### Directions for this task:
Pick out every line of the entries below where "that" occurs, and copy those lines.

* begin Record list *

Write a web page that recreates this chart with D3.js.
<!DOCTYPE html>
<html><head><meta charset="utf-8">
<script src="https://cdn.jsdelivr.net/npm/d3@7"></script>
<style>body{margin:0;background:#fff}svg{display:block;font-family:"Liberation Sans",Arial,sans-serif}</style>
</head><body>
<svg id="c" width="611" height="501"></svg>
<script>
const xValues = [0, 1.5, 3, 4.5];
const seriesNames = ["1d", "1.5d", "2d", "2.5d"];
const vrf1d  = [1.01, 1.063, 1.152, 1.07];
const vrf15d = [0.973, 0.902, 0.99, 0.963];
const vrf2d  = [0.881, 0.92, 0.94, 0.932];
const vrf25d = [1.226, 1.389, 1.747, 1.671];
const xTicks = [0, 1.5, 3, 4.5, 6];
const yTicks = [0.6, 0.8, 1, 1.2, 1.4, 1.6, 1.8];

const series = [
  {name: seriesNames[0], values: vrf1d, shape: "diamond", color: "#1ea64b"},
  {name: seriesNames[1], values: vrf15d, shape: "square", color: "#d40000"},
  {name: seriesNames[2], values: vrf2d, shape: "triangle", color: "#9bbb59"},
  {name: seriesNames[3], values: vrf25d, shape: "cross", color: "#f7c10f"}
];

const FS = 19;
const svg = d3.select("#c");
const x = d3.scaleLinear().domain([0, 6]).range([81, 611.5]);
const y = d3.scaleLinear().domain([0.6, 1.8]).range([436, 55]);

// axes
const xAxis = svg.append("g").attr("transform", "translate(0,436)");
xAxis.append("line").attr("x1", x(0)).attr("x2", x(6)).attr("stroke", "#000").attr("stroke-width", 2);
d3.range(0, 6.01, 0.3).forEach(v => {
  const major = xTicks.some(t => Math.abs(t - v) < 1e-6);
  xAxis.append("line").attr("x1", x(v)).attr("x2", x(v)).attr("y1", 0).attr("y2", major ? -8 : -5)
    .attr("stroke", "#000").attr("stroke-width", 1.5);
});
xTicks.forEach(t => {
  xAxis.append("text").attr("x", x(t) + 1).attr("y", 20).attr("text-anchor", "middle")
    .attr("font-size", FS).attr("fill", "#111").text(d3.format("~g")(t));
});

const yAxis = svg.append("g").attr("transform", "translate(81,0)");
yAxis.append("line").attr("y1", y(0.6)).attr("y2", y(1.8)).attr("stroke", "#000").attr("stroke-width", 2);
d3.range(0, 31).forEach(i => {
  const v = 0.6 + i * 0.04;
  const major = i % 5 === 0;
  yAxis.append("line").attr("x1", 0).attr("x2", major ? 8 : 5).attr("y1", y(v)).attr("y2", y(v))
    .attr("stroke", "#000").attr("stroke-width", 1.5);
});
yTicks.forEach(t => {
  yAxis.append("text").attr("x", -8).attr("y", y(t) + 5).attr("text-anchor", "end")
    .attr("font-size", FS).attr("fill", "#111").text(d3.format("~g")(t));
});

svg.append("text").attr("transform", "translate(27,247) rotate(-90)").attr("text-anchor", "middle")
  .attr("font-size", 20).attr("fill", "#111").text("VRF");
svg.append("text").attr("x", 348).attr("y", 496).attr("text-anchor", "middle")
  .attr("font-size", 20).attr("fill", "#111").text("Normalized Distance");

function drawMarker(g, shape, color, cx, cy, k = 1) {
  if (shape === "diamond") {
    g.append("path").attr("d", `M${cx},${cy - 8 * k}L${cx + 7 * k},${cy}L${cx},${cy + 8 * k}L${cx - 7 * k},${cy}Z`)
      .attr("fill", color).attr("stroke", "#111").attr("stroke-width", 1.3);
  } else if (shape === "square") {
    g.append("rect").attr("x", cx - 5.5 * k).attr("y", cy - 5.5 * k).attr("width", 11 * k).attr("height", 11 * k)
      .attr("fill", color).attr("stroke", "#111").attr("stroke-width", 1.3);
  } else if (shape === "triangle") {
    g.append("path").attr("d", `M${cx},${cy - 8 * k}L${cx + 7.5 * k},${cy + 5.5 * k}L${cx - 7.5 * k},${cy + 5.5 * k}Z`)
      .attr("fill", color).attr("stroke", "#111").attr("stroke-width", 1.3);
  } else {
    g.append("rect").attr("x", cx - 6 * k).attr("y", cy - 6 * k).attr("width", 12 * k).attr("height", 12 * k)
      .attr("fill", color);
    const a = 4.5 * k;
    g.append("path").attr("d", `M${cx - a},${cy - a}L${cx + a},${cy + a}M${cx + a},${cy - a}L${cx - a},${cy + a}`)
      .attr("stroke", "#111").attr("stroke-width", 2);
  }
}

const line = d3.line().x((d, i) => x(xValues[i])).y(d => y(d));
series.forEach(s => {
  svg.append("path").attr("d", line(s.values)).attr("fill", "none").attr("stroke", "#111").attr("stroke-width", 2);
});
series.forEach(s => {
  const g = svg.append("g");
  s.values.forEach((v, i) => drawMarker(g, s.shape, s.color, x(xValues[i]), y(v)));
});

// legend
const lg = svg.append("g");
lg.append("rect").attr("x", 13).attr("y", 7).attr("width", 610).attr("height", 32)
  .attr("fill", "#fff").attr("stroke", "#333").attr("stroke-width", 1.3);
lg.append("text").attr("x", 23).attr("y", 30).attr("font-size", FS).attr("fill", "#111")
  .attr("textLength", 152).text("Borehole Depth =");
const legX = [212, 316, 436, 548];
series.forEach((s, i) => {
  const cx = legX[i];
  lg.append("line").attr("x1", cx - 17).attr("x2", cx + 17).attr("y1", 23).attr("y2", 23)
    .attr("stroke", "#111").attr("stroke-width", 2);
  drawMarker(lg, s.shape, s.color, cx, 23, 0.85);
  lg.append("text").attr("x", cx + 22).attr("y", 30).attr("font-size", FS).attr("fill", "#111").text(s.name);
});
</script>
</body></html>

* end Record list *
* begin Record list *

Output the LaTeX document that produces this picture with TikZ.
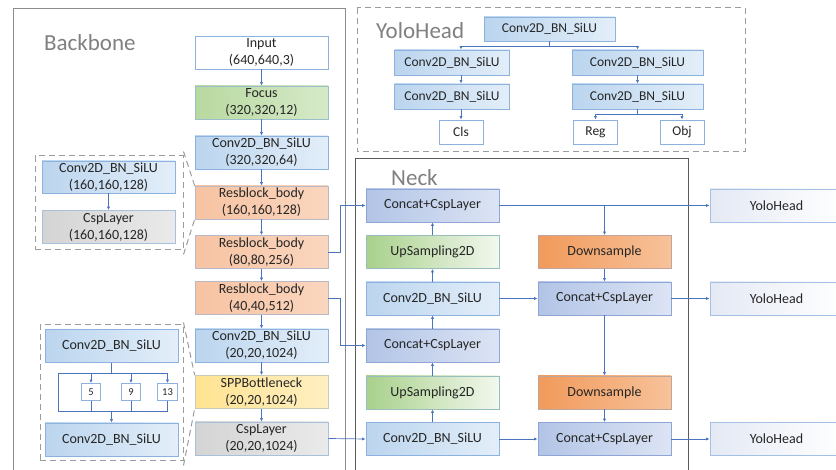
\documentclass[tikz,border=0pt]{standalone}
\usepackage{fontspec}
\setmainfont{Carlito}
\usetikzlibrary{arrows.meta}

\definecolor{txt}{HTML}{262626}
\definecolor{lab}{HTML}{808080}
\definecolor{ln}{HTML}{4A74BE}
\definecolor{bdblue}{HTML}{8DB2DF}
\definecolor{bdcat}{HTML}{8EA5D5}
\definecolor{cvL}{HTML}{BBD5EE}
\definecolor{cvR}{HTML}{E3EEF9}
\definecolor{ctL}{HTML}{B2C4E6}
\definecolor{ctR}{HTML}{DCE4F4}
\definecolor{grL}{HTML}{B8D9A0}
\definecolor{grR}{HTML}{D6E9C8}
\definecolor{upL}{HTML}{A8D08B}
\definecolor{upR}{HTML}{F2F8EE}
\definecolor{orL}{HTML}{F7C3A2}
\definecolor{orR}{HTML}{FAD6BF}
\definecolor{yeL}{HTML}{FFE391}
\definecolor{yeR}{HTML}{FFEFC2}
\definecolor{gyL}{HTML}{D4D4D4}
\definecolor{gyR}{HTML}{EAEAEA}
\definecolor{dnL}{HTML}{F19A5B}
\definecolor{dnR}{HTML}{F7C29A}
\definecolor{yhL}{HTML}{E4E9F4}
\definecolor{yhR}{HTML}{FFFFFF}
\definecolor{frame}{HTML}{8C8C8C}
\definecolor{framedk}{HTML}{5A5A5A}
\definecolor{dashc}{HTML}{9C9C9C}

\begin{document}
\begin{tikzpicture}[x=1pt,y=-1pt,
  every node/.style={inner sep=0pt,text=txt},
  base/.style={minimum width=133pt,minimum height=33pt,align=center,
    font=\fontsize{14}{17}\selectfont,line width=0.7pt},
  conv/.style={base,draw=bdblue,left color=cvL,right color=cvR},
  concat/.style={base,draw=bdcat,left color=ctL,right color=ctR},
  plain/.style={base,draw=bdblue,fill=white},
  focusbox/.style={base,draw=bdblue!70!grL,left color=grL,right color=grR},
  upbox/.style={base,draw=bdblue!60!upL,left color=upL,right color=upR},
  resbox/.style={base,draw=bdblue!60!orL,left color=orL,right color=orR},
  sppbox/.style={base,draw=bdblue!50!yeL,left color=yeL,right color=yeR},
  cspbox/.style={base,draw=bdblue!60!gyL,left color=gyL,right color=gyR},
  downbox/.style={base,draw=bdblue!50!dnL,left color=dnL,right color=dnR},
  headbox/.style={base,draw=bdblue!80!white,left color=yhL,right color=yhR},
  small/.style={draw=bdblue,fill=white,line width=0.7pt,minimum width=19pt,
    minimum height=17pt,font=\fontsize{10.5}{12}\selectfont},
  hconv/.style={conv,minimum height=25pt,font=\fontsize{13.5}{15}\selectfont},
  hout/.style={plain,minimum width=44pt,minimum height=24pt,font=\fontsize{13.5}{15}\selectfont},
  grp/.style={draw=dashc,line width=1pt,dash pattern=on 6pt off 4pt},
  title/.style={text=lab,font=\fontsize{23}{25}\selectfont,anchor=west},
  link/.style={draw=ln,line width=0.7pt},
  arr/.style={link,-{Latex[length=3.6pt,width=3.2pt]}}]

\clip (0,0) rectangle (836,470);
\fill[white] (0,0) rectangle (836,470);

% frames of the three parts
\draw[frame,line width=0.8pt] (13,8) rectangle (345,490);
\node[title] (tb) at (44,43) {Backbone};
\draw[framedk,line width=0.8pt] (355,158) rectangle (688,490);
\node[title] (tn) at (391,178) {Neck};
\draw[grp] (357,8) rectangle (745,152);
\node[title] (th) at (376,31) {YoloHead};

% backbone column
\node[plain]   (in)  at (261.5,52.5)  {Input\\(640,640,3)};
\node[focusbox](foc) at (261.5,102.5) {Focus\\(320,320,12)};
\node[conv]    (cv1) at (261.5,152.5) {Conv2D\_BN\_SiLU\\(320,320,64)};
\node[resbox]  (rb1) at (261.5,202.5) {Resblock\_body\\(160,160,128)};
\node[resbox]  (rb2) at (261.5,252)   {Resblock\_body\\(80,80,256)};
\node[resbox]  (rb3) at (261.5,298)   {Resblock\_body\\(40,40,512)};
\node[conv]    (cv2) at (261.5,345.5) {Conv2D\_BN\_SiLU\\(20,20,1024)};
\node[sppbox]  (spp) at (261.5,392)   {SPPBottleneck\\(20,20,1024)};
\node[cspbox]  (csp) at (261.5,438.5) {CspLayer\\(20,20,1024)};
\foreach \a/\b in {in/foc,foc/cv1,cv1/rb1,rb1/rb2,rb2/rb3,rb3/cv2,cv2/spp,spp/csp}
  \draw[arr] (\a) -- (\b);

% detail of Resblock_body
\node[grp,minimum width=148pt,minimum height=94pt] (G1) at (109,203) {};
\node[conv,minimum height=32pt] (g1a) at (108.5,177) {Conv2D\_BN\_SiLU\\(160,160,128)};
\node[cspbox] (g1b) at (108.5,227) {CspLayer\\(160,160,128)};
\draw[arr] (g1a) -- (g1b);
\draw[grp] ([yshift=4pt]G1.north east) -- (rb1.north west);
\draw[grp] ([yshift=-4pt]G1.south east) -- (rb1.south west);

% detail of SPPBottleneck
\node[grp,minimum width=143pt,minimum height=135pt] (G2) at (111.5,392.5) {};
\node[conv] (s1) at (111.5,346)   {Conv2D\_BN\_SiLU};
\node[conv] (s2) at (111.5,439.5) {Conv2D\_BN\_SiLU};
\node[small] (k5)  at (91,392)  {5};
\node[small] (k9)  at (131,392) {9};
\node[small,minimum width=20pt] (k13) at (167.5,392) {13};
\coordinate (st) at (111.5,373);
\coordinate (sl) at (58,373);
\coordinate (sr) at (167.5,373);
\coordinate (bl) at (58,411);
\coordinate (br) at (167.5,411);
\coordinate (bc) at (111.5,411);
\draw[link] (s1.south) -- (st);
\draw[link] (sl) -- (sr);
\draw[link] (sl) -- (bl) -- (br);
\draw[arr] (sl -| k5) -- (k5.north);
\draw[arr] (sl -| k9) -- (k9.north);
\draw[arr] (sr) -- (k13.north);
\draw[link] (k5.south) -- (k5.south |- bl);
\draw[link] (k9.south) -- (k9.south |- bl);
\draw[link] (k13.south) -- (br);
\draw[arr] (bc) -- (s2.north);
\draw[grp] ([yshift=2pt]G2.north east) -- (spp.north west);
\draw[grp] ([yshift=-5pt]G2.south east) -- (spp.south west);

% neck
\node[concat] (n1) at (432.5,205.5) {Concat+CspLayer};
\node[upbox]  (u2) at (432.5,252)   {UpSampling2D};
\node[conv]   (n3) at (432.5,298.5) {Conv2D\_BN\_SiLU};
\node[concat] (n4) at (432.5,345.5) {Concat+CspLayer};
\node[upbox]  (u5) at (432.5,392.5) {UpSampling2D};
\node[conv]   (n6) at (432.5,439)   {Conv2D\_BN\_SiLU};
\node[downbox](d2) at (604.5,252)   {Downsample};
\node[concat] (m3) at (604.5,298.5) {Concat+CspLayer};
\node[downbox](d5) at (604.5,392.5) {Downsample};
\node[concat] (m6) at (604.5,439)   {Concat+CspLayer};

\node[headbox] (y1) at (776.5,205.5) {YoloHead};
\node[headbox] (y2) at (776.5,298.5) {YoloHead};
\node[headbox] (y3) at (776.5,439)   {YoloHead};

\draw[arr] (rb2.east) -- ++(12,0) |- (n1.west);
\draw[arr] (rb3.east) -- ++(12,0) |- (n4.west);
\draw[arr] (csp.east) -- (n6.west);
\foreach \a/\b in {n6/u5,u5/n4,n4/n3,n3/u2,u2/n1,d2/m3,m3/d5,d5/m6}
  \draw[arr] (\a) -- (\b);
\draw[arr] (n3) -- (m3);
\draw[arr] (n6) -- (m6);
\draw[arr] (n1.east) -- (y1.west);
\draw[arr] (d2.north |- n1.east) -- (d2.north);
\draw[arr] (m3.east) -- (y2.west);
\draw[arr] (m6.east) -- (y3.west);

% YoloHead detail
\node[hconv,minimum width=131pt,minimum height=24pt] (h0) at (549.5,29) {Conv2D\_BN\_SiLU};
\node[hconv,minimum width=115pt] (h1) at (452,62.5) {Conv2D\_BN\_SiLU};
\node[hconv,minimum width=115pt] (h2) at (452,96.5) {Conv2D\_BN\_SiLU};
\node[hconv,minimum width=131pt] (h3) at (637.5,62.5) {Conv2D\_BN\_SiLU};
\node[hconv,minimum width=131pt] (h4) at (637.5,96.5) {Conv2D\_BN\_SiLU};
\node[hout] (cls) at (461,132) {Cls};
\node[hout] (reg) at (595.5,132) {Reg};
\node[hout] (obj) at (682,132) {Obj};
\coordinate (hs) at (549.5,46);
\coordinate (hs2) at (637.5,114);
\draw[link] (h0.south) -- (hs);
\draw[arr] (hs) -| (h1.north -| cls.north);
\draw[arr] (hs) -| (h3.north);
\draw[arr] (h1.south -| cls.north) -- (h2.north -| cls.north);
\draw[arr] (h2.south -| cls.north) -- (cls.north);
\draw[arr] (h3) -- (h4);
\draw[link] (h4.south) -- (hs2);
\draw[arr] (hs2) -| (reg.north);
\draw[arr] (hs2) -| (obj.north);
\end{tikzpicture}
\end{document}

* end Record list *

### Solution for this exercise:
Write a web page that recreates this chart with D3.js.
Output the LaTeX document that produces this picture with TikZ.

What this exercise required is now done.